I thought I have turned jaded. Maybe I have. But I also cared that a number of our countrymen lives this way. You cannot believe how many whys I would always juggle back and forth in my mind when seeing similar situations. And this instant is not an exception, no matter how many times I've seen this thing.




For one, most of these bancas have a baby on board. An infant!

Being a mother, I am always taken aback with this totally heartbreaking sight. But the initial shock of seeing infants on deck is slowly replaced with more powerful emotions. For one, I feel angry at how these people use an innocent baby to their advantage, like a props to be brutally frank. I am very well aware of what it is, a strategy to elicit sympathy from onlookers. They are really capitalizing on this and banking on the thought that passengers would throw in more money with the sight of an angel onboard. I am also sad, even depressed that they have to resort to this tactic.






But oh, call me anything you like when I do not throwing coins to them.
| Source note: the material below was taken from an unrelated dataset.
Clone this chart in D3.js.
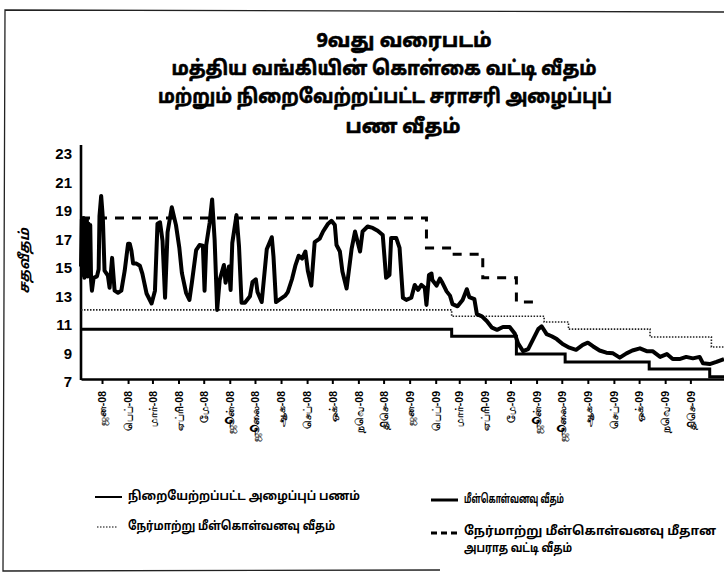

That is not what they need. They need more than that, they need another from of livelihood. If no one throws a coin, I'm sure this will discourage them from this way of living.

I might go on wondering of the future of the babies aboard, but I also sharply remember the cliche that says, give and you will teach them to beg but teach them how to fish and they will be better off (or something similar to that effect). (But do not think that I am not feeling guilty at having said (or written) these thoughts because I am. Guilty because I could not do anything about it. I am helpless as they too are helpless.



And I must admit that seeing them again, made me think long and hard. Like the first time I saw these party of "seafarers", I am still half-amused at their quickness and agility. Half-awed at how very good swimmers they are. But at the back of my mind, I am pondering at the hard truths of living in a country like the Philippines. This also conjures up images of the rich partying, shopping and dining in extravagant places in the country. Such is the irony of life. Such is the reality.

4 comments:

Anonymous said...

I understand how you must feel! People living this way has been there, will always be there for God knows how long! When my mom was a student in Cebu, she once saw a mom, with an infant tied to her back, dive with the infant!! for a one peso coin hurled at them.

ZAM said...

haaaayyy..so sad...gets me depressed..

ellen b. said...

Very sad indeed. I hope that I would have more compassion...

Raquel said...

Hi Zen, nakikita ko to most of the pantalan in the Philippines. Sa Cebu maraming ganito, so sad talaga.